### RECORDED INFORMATION
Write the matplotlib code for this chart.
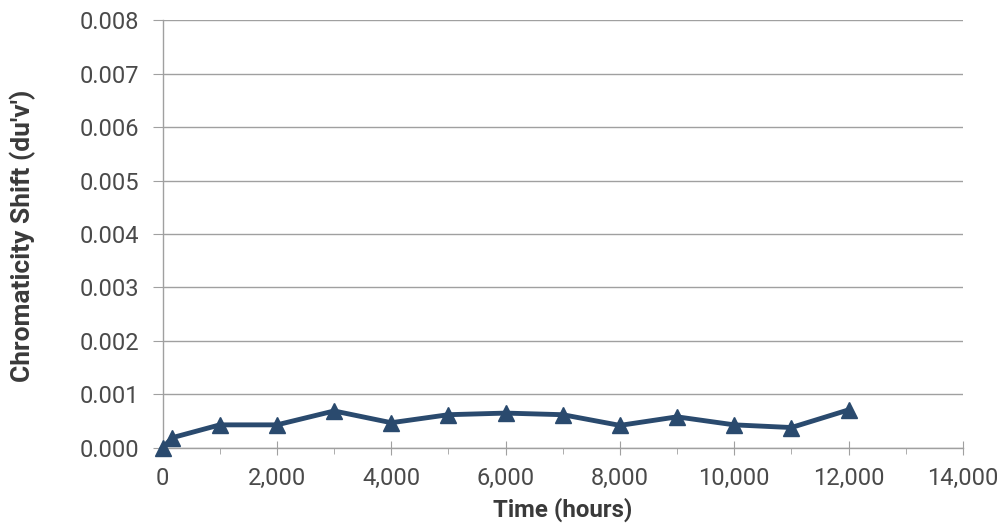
#!/usr/bin/env python3
"""Chromaticity shift vs. time, line with triangle markers."""

import matplotlib
matplotlib.use("Agg")
import matplotlib.pyplot as plt
from matplotlib.ticker import FuncFormatter, MultipleLocator

HOURS = [0, 168, 1000, 2000, 3000, 4000, 5000, 6000, 7000, 8000, 9000, 10000, 11000, 12000]
SHIFT = [0.0, 0.00019, 0.00043, 0.00043, 0.00069, 0.00047, 0.00062, 0.00065,
         0.00062, 0.00042, 0.00058, 0.00043, 0.00038, 0.00071]

LINE_COLOR = "#2A4A6E"
GRID_COLOR = "#A0A0A0"
TEXT_COLOR = "#4A4A4A"
LABEL_COLOR = "#3A3A3A"

plt.rcParams.update({
    "font.family": ["Roboto", "DejaVu Sans"],
    "font.size": 12,
})

fig = plt.figure(figsize=(10.04, 5.30), dpi=100, facecolor="white")
ax = fig.add_axes([0.162, 0.155, 0.797, 0.807])

ax.plot(HOURS, SHIFT, color=LINE_COLOR, linewidth=3.5, marker="^",
        markersize=11, markerfacecolor=LINE_COLOR, markeredgecolor=LINE_COLOR,
        clip_on=False, zorder=3)

ax.set_xlim(0, 14000)
ax.set_ylim(0, 0.008)
ax.xaxis.set_major_locator(MultipleLocator(2000))
ax.xaxis.set_minor_locator(MultipleLocator(1000))
ax.yaxis.set_major_locator(MultipleLocator(0.001))
ax.xaxis.set_major_formatter(FuncFormatter(lambda v, _: f"{int(v):,}"))
ax.yaxis.set_major_formatter(FuncFormatter(lambda v, _: f"{v:.3f}"))

ax.grid(axis="y", color=GRID_COLOR, linewidth=1.0)
ax.set_axisbelow(True)
for side in ("top", "right"):
    ax.spines[side].set_visible(False)
for side in ("left", "bottom"):
    ax.spines[side].set_color(GRID_COLOR)
    ax.spines[side].set_linewidth(1.0)

ax.tick_params(axis="y", direction="out", length=7, color=GRID_COLOR,
               labelcolor=TEXT_COLOR, labelsize=17, pad=10)
ax.tick_params(axis="x", which="major", direction="inout", length=10,
               color=GRID_COLOR, labelcolor=TEXT_COLOR, labelsize=17, pad=9)
ax.tick_params(axis="x", which="minor", direction="out", length=4,
               color=GRID_COLOR)

ax.set_xlabel("Time (hours)", fontsize=17.3, fontweight="bold",
              color=LABEL_COLOR, labelpad=5)
ax.set_ylabel("Chromaticity Shift (du'v')", fontsize=19, fontweight="bold",
              color=LABEL_COLOR)
# label anchor is its right edge (rotated text bottom); centre at y=236 px
ax.yaxis.set_label_coords((36 / 1004 - 0.162) / 0.797, (1 - 236 / 530 - 0.155) / 0.807)

fig.savefig("out.png", dpi=100, facecolor="white")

### TASK GOAL
Extract the lines exactly, please: the first line of the listing, the line with "ax.spines[side].set_linewidth(1.0)", and every line between them, but no pictures.

### RESPONSE TO THE EXERCISE
Write the matplotlib code for this chart.
#!/usr/bin/env python3
"""Chromaticity shift vs. time, line with triangle markers."""

import matplotlib
matplotlib.use("Agg")
import matplotlib.pyplot as plt
from matplotlib.ticker import FuncFormatter, MultipleLocator

HOURS = [0, 168, 1000, 2000, 3000, 4000, 5000, 6000, 7000, 8000, 9000, 10000, 11000, 12000]
SHIFT = [0.0, 0.00019, 0.00043, 0.00043, 0.00069, 0.00047, 0.00062, 0.00065,
         0.00062, 0.00042, 0.00058, 0.00043, 0.00038, 0.00071]

LINE_COLOR = "#2A4A6E"
GRID_COLOR = "#A0A0A0"
TEXT_COLOR = "#4A4A4A"
LABEL_COLOR = "#3A3A3A"

plt.rcParams.update({
    "font.family": ["Roboto", "DejaVu Sans"],
    "font.size": 12,
})

fig = plt.figure(figsize=(10.04, 5.30), dpi=100, facecolor="white")
ax = fig.add_axes([0.162, 0.155, 0.797, 0.807])

ax.plot(HOURS, SHIFT, color=LINE_COLOR, linewidth=3.5, marker="^",
        markersize=11, markerfacecolor=LINE_COLOR, markeredgecolor=LINE_COLOR,
        clip_on=False, zorder=3)

ax.set_xlim(0, 14000)
ax.set_ylim(0, 0.008)
ax.xaxis.set_major_locator(MultipleLocator(2000))
ax.xaxis.set_minor_locator(MultipleLocator(1000))
ax.yaxis.set_major_locator(MultipleLocator(0.001))
ax.xaxis.set_major_formatter(FuncFormatter(lambda v, _: f"{int(v):,}"))
ax.yaxis.set_major_formatter(FuncFormatter(lambda v, _: f"{v:.3f}"))

ax.grid(axis="y", color=GRID_COLOR, linewidth=1.0)
ax.set_axisbelow(True)
for side in ("top", "right"):
    ax.spines[side].set_visible(False)
for side in ("left", "bottom"):
    ax.spines[side].set_color(GRID_COLOR)
    ax.spines[side].set_linewidth(1.0)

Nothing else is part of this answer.